Data excerpt:
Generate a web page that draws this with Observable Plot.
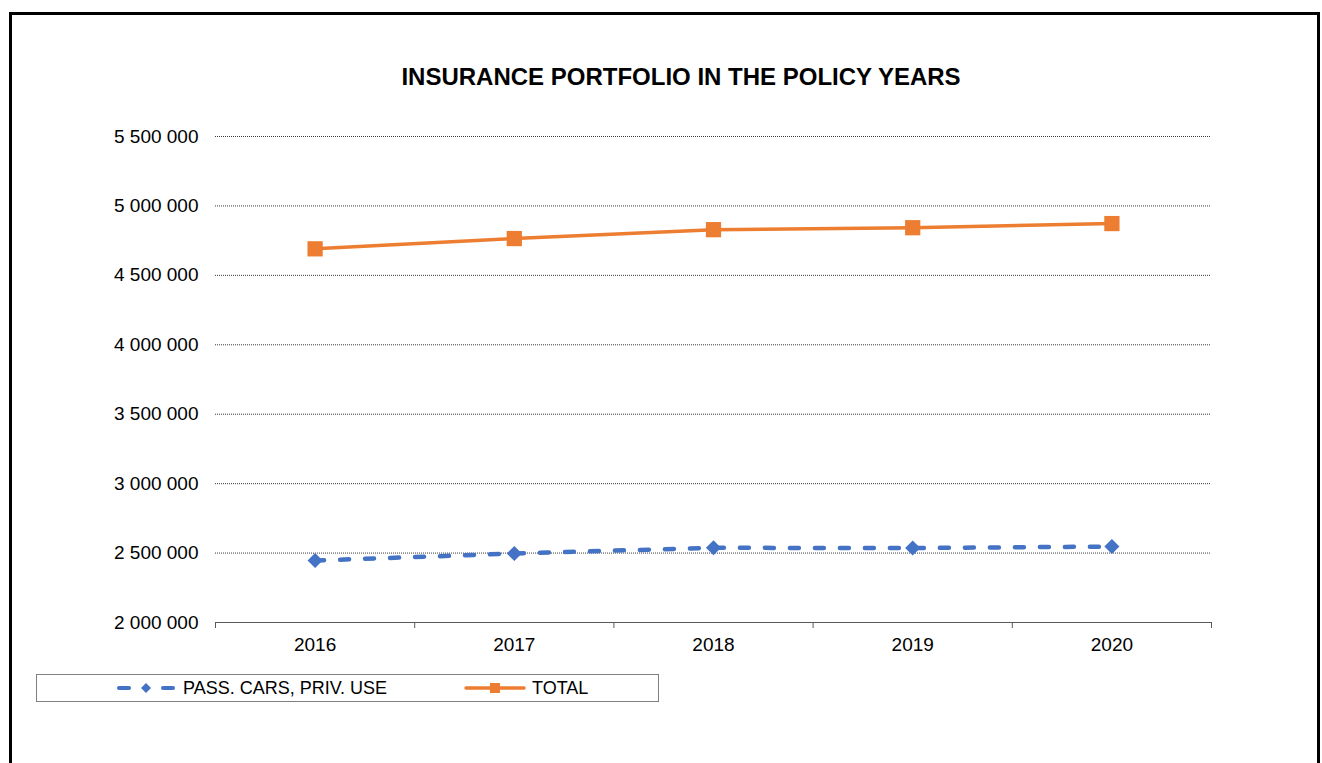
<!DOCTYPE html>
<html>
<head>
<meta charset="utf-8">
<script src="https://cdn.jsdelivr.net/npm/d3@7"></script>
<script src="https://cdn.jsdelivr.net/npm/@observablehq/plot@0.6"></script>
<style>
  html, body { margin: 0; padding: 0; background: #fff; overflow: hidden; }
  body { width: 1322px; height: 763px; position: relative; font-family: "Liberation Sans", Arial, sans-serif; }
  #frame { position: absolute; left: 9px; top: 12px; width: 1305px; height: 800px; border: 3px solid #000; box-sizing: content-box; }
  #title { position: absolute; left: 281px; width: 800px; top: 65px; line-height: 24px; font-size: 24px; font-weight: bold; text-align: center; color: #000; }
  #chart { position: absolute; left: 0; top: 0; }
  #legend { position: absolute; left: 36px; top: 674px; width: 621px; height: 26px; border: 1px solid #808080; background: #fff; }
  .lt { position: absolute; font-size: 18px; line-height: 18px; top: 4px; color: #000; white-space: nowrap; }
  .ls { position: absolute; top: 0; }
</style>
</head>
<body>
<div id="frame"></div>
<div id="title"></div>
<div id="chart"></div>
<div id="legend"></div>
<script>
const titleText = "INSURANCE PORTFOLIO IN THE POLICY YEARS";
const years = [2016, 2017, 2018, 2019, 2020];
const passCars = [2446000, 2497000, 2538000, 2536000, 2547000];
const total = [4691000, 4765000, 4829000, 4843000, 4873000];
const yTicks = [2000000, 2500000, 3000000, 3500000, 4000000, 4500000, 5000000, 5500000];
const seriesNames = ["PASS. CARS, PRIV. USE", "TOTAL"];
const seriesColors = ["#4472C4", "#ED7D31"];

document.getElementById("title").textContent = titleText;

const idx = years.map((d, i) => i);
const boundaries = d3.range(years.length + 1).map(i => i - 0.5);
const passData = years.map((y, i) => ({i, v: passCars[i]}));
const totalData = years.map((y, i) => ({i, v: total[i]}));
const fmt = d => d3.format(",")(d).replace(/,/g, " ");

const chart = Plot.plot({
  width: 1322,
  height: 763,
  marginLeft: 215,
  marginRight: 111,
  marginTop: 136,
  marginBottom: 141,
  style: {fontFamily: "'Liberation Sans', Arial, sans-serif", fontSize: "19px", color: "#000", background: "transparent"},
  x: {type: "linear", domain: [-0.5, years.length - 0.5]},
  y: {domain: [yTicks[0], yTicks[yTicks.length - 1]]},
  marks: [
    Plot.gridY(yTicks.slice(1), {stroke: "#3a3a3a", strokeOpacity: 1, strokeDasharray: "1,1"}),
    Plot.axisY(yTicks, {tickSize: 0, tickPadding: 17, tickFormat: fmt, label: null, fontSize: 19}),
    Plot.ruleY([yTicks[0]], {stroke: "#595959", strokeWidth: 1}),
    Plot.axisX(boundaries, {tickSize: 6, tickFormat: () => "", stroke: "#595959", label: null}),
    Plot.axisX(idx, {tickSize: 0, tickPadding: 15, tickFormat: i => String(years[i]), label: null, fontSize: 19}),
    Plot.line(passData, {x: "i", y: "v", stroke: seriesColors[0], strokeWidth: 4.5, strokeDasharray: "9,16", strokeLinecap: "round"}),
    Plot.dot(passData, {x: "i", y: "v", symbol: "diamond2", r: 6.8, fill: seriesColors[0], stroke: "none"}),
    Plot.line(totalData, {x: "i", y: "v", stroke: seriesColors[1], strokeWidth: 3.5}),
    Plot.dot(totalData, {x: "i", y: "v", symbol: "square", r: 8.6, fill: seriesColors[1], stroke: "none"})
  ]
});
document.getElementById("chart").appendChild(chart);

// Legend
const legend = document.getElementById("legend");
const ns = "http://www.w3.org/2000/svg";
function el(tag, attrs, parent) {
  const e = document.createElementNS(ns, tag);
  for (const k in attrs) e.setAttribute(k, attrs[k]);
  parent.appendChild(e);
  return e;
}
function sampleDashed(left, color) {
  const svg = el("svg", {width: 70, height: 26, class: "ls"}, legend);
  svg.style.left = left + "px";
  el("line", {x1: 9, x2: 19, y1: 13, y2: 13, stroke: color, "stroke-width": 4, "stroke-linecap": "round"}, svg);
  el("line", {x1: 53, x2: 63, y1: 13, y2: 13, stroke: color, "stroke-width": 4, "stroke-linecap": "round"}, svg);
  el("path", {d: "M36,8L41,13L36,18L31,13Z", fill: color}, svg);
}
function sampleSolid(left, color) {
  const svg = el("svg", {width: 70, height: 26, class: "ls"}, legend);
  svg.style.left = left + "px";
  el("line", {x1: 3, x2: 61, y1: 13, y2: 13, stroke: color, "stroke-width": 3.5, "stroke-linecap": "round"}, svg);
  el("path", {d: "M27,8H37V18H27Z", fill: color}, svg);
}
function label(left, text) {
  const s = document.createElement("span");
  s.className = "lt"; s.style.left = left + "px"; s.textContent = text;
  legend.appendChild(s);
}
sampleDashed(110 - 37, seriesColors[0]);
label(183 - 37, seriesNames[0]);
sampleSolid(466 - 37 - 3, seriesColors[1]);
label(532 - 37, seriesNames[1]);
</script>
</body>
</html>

Directions for this task:
Leave the pictures out, and print every line of the listing exactly as written.

Solution:
Generate a web page that draws this with Observable Plot.
<!DOCTYPE html>
<html>
<head>
<meta charset="utf-8">
<script src="https://cdn.jsdelivr.net/npm/d3@7"></script>
<script src="https://cdn.jsdelivr.net/npm/@observablehq/plot@0.6"></script>
<style>
  html, body { margin: 0; padding: 0; background: #fff; overflow: hidden; }
  body { width: 1322px; height: 763px; position: relative; font-family: "Liberation Sans", Arial, sans-serif; }
  #frame { position: absolute; left: 9px; top: 12px; width: 1305px; height: 800px; border: 3px solid #000; box-sizing: content-box; }
  #title { position: absolute; left: 281px; width: 800px; top: 65px; line-height: 24px; font-size: 24px; font-weight: bold; text-align: center; color: #000; }
  #chart { position: absolute; left: 0; top: 0; }
  #legend { position: absolute; left: 36px; top: 674px; width: 621px; height: 26px; border: 1px solid #808080; background: #fff; }
  .lt { position: absolute; font-size: 18px; line-height: 18px; top: 4px; color: #000; white-space: nowrap; }
  .ls { position: absolute; top: 0; }
</style>
</head>
<body>
<div id="frame"></div>
<div id="title"></div>
<div id="chart"></div>
<div id="legend"></div>
<script>
const titleText = "INSURANCE PORTFOLIO IN THE POLICY YEARS";
const years = [2016, 2017, 2018, 2019, 2020];
const passCars = [2446000, 2497000, 2538000, 2536000, 2547000];
const total = [4691000, 4765000, 4829000, 4843000, 4873000];
const yTicks = [2000000, 2500000, 3000000, 3500000, 4000000, 4500000, 5000000, 5500000];
const seriesNames = ["PASS. CARS, PRIV. USE", "TOTAL"];
const seriesColors = ["#4472C4", "#ED7D31"];

document.getElementById("title").textContent = titleText;

const idx = years.map((d, i) => i);
const boundaries = d3.range(years.length + 1).map(i => i - 0.5);
const passData = years.map((y, i) => ({i, v: passCars[i]}));
const totalData = years.map((y, i) => ({i, v: total[i]}));
const fmt = d => d3.format(",")(d).replace(/,/g, " ");

const chart = Plot.plot({
  width: 1322,
  height: 763,
  marginLeft: 215,
  marginRight: 111,
  marginTop: 136,
  marginBottom: 141,
  style: {fontFamily: "'Liberation Sans', Arial, sans-serif", fontSize: "19px", color: "#000", background: "transparent"},
  x: {type: "linear", domain: [-0.5, years.length - 0.5]},
  y: {domain: [yTicks[0], yTicks[yTicks.length - 1]]},
  marks: [
    Plot.gridY(yTicks.slice(1), {stroke: "#3a3a3a", strokeOpacity: 1, strokeDasharray: "1,1"}),
    Plot.axisY(yTicks, {tickSize: 0, tickPadding: 17, tickFormat: fmt, label: null, fontSize: 19}),
    Plot.ruleY([yTicks[0]], {stroke: "#595959", strokeWidth: 1}),
    Plot.axisX(boundaries, {tickSize: 6, tickFormat: () => "", stroke: "#595959", label: null}),
    Plot.axisX(idx, {tickSize: 0, tickPadding: 15, tickFormat: i => String(years[i]), label: null, fontSize: 19}),
    Plot.line(passData, {x: "i", y: "v", stroke: seriesColors[0], strokeWidth: 4.5, strokeDasharray: "9,16", strokeLinecap: "round"}),
    Plot.dot(passData, {x: "i", y: "v", symbol: "diamond2", r: 6.8, fill: seriesColors[0], stroke: "none"}),
    Plot.line(totalData, {x: "i", y: "v", stroke: seriesColors[1], strokeWidth: 3.5}),
    Plot.dot(totalData, {x: "i", y: "v", symbol: "square", r: 8.6, fill: seriesColors[1], stroke: "none"})
  ]
});
document.getElementById("chart").appendChild(chart);

// Legend
const legend = document.getElementById("legend");
const ns = "http://www.w3.org/2000/svg";
function el(tag, attrs, parent) {
  const e = document.createElementNS(ns, tag);
  for (const k in attrs) e.setAttribute(k, attrs[k]);
  parent.appendChild(e);
  return e;
}
function sampleDashed(left, color) {
  const svg = el("svg", {width: 70, height: 26, class: "ls"}, legend);
  svg.style.left = left + "px";
  el("line", {x1: 9, x2: 19, y1: 13, y2: 13, stroke: color, "stroke-width": 4, "stroke-linecap": "round"}, svg);
  el("line", {x1: 53, x2: 63, y1: 13, y2: 13, stroke: color, "stroke-width": 4, "stroke-linecap": "round"}, svg);
  el("path", {d: "M36,8L41,13L36,18L31,13Z", fill: color}, svg);
}
function sampleSolid(left, color) {
  const svg = el("svg", {width: 70, height: 26, class: "ls"}, legend);
  svg.style.left = left + "px";
  el("line", {x1: 3, x2: 61, y1: 13, y2: 13, stroke: color, "stroke-width": 3.5, "stroke-linecap": "round"}, svg);
  el("path", {d: "M27,8H37V18H27Z", fill: color}, svg);
}
function label(left, text) {
  const s = document.createElement("span");
  s.className = "lt"; s.style.left = left + "px"; s.textContent = text;
  legend.appendChild(s);
}
sampleDashed(110 - 37, seriesColors[0]);
label(183 - 37, seriesNames[0]);
sampleSolid(466 - 37 - 3, seriesColors[1]);
label(532 - 37, seriesNames[1]);
</script>
</body>
</html>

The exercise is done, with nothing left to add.